POST JUDGMENT PRE COURT CHECK LIST
(a layman’s guide to getting the necessary groundwork before even thinking of going to court resolving some post judgment problems)
When two parents do not agree the method of resolving their differences after a divorce has been entered, it is know as “Post Judgment” Let me first point out that this is not about contempt of court, but rather a dispute such as ordinary couples have relating to their children. How the dispute is handled by the courts will depend on whether there is a Joint Parenting (Joint Custody) agreement (Order) or simply a Parenting (Custody) agreement (Order); the prime difference is in the method of handling a dispute. Simply put (unless it is life threatening) in the case of a joint parenting agreement or order, there is a mediation requirement that is imposed before the litigation. That difference aside, I thought it might be useful to look at a general approach to dealing with issues that will ultimately end up in court and before a Judge.
The elements of giving your ex-spouse notice that you disagree, are very simple:
A notice to the ex-spouse that there is an area of dispute (and a brief description of the disputed items);
An offer or attempt to resolve the dispute (and in the case of Joint Custody) the mandatory introduction of a mediator as a condition precedent to litigation
Finally, when all else fail, the matter is resolved In court.
Note: all of my advice is aimed at preparation for ultimate litigation, with things that will be needed to be successful in getting before a Judge, if all else fails. However, getting before a Judge, does not mean “you win”.
The most important element in post Judgment matters is to identify the subject of the dispute. If the dispute is about the choice or need of “braces”, for example, the first thing to do is look to the Order or Agreement and determines if one of the parties is given the exclusive right to deal with this matter.
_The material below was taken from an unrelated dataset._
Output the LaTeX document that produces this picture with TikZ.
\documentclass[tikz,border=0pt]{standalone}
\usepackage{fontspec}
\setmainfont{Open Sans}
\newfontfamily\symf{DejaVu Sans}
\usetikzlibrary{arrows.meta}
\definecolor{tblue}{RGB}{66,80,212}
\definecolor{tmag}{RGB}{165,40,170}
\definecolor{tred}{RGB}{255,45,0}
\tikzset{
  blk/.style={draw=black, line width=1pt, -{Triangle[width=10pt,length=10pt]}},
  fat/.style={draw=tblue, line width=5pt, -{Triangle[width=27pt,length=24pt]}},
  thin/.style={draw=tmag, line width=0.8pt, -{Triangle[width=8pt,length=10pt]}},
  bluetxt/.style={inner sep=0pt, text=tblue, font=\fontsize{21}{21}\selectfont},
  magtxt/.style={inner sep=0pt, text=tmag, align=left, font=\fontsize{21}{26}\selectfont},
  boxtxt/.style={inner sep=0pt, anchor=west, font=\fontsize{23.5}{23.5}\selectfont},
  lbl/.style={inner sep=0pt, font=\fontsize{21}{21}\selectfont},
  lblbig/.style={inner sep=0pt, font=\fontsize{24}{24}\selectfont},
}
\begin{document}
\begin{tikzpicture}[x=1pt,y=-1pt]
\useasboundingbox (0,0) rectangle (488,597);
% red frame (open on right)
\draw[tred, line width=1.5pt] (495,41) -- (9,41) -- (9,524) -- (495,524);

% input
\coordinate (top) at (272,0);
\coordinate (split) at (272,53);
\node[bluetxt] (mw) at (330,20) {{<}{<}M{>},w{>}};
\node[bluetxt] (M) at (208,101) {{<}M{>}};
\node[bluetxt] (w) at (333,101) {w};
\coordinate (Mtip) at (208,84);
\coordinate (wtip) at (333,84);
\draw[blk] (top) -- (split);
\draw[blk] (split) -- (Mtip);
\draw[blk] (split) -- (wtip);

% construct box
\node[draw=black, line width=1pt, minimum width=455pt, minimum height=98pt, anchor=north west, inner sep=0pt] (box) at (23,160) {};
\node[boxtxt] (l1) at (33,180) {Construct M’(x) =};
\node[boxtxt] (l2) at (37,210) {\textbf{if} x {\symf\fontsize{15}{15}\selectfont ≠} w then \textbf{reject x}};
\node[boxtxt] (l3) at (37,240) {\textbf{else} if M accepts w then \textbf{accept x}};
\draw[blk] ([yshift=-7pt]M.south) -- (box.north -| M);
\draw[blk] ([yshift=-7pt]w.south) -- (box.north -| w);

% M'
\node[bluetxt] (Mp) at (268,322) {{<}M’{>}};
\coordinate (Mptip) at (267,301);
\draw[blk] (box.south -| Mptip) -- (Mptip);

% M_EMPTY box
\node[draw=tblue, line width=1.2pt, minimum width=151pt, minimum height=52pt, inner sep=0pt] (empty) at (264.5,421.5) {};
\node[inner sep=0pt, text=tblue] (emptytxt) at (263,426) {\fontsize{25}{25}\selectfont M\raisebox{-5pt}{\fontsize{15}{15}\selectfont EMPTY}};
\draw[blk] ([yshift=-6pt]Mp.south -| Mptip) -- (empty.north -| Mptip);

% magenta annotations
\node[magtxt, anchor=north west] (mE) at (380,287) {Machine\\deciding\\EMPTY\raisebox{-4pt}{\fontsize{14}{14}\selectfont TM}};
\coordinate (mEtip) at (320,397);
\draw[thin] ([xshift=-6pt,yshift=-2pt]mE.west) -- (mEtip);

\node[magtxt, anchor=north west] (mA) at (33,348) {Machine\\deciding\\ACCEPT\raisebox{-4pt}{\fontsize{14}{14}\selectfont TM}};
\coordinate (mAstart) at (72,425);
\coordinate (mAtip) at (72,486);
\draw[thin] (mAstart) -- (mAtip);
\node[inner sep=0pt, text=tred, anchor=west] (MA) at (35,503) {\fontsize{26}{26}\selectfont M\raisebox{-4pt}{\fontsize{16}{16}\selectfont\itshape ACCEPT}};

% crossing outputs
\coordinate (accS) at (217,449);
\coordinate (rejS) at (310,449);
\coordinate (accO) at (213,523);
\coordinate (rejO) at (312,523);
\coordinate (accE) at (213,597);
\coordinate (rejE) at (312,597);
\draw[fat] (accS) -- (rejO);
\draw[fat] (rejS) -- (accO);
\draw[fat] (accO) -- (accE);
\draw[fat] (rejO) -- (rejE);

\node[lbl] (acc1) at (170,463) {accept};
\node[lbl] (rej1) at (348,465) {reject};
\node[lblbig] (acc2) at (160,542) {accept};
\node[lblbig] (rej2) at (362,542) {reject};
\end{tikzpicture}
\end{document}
If not, then your first task is notifying your ex-spouse that you disagree with the decision and I suggest:
Do it in writing (email, letter or fax) as long as you can keep a copy and prove that you sent it
Spell out in the writing the part of the decision (perhaps the choice of the Doctor, the method of payment, the division of the expenses or even if it is necessary)
Suggest (in the letter) your proposal
Request a reply (this may in many cases, solve the problem)
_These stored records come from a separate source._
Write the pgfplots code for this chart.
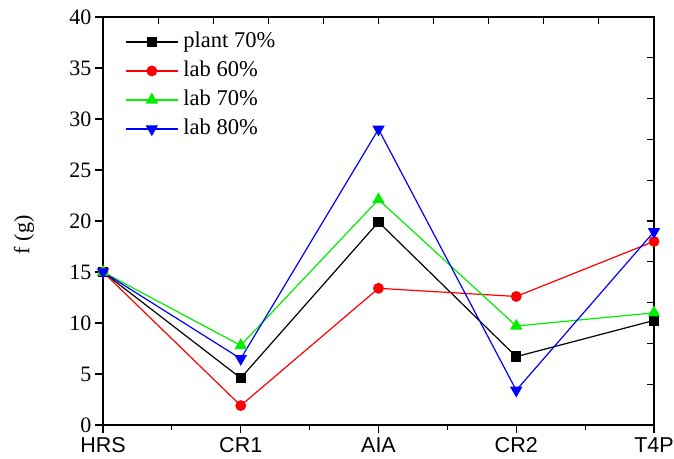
\documentclass[border=0pt]{standalone}
\usepackage{fontspec}
\setmainfont{Liberation Serif}
\newfontfamily\arial{Liberation Sans}
\usepackage{pgfplots}
\pgfplotsset{compat=1.18}
\definecolor{cgreen}{RGB}{0,240,0}
\begin{document}
\begin{tikzpicture}
\begin{axis}[name=ax, scale only axis, width=551pt, height=408pt,
  xmin=0, xmax=4, ymin=0, ymax=40,
  xtick={0,1,2,3,4}, xticklabels={HRS,CR1,AIA,CR2,T4P},
  minor xtick={0.5,1.5,2.5,3.5},
  ytick={0,5,...,40},
  xtick pos=left, ytick pos=left,
  tick align=outside,
  major tick length=8pt, minor tick length=5pt,
  x tick label style={font=\arial\fontsize{21.5}{24}\selectfont, yshift=-1pt},
  y tick label style={font=\fontsize{22}{24}\selectfont},
  /pgf/number format/assume math mode=true,
  ylabel={f (g)},
  every axis y label/.style={at={(axis description cs:-0.1434,0.466)}, rotate=90, anchor=center, font=\fontsize{22}{26}\selectfont},
  axis line style={line width=1.3pt},
  every tick/.style={line width=1.1pt, black},
  legend cell align=left,
  legend style={draw=none, fill=none, at={(0.04,0.97)}, anchor=north west, inner sep=0pt,
    font=\fontsize{22.5}{26}\selectfont, row sep=4pt, column sep=3pt,
    nodes={inner sep=2pt, text depth=5pt, text height=16pt}},
  legend image code/.code={\draw[mark repeat=2, mark phase=2] plot coordinates {(0pt,0pt) (26pt,0pt) (52pt,0pt)};},
  every axis plot/.append style={line width=1.2pt},
]
\addplot[black, mark=square*, mark size=4.6pt, mark options={solid, fill=black}] coordinates {(0,15) (1,4.6) (2,19.9) (3,6.7) (4,10.25)};
\addlegendentry{plant 70\%}
\addplot[red, mark=*, mark size=4.8pt, mark options={solid, fill=red}] coordinates {(0,15) (1,1.9) (2,13.4) (3,12.6) (4,18.0)};
\addlegendentry{lab 60\%}
\addplot[cgreen, mark=triangle*, mark size=6pt, mark options={solid, fill=cgreen}] coordinates {(0,15) (1,7.8) (2,22.1) (3,9.7) (4,11.0)};
\addlegendentry{lab 70\%}
\addplot[blue, mark=triangle*, mark size=6pt, mark options={solid, fill=blue, rotate=180}] coordinates {(0,15) (1,6.5) (2,29.0) (3,3.4) (4,18.95)};
\addlegendentry{lab 80\%}
\end{axis}
\begin{axis}[scale only axis, width=551pt, height=408pt,
  xmin=0, xmax=4, ymin=0, ymax=40,
  axis line style={draw=none},
  xtick={0,0.4,0.8,1.2,1.6,2,2.4,2.8,3.2,3.6,4},
  ytick={0,4,8,12,16,20,24,28,32,36,40},
  xticklabels={}, yticklabels={},
  xtick pos=right, ytick pos=right,
  tick align=inside, major tick length=7pt,
  every tick/.style={line width=1.1pt, black},
]
\end{axis}
\pgfresetboundingbox
\path ([xshift=-103pt, yshift=-34pt]ax.south west) rectangle ([xshift=20pt, yshift=17pt]ax.north east);
\end{tikzpicture}
\end{document}
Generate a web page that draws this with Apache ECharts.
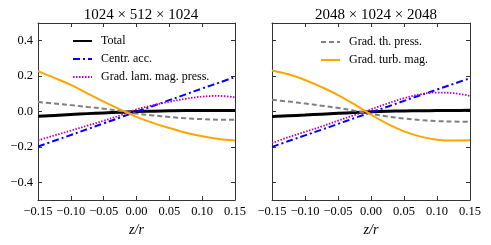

After an attempt to discuss the problem, if it is not solved, and there is a Joint Parenting Order or Agreement, you must offer to mediate
This is where the joint parenting/custody order or agreement is important. If you do not offer (and your ex-spouse refuses) to mediate, your application for Judicial help may be blocked. Even where the agreement or order does not require, your offer to asking someone to mediate or help with the decision will be an important part of your proof of your “good intentions” and attempt to work it out without the court, drama, lawyers, etc.
Just simply asking (notice) is not enough, you need to offer alternatives, provide estimates of cost and if possible the opinion of a third party that the expenses is needed; and, offer to divide the cost (50/50 is not always appropriate, sometimes a greater or lesser percentage is warranted.
If you do mediate or work out a solution, memorialize it by exchanging a letter that both sign spelling out the agreement; if that is impractical, an email that says: “this will confirm our understanding that.... “ is helpful if litigation follows.
Once you have made your objections known, given your ex-spouse a chance to respond, offered or participated in some sort of mediation, and you have all this documented, the its time to see the attorney and get into court.
The court procedure is not complex. In most courts a Judge (perhaps even the Judge that you previously appeared before) is assigned as to the Post Judgment Calendar.
If the dispute does not involve a violation of an order (or agreement made a part of an order), your attorney will prepare a Petition or Motion which sets forth the dispute, shows your attempts to discuss or compromise the differences, shows your good faith and the unreasonableness of your ex-spouse. The Motion will ask the court to judge the dispute. In order to be effective, your notices, requests and written “paper trail” showing your efforts to resolve the matter (and in the case of Joint Custody) attempts at mediation, will be required. The case is set for a date and your ex-spouse is sent a notice of motion (announcing that the petition will be presented) on a date certain;
Your probably asking, what will this cost and can I compel my ex-spouse to reimburse my legal fees. The answer in the most “lawyer-like method” is yes and no. Look to the agreement. Does it provide that if one party acts unreasonable and the other is required to go to court to get help, that legal fees can be imposed. Also where behavior is so outrageous, the matter is a clear violation of a court order, then entirely different remedies are also available . . . but that is for another day.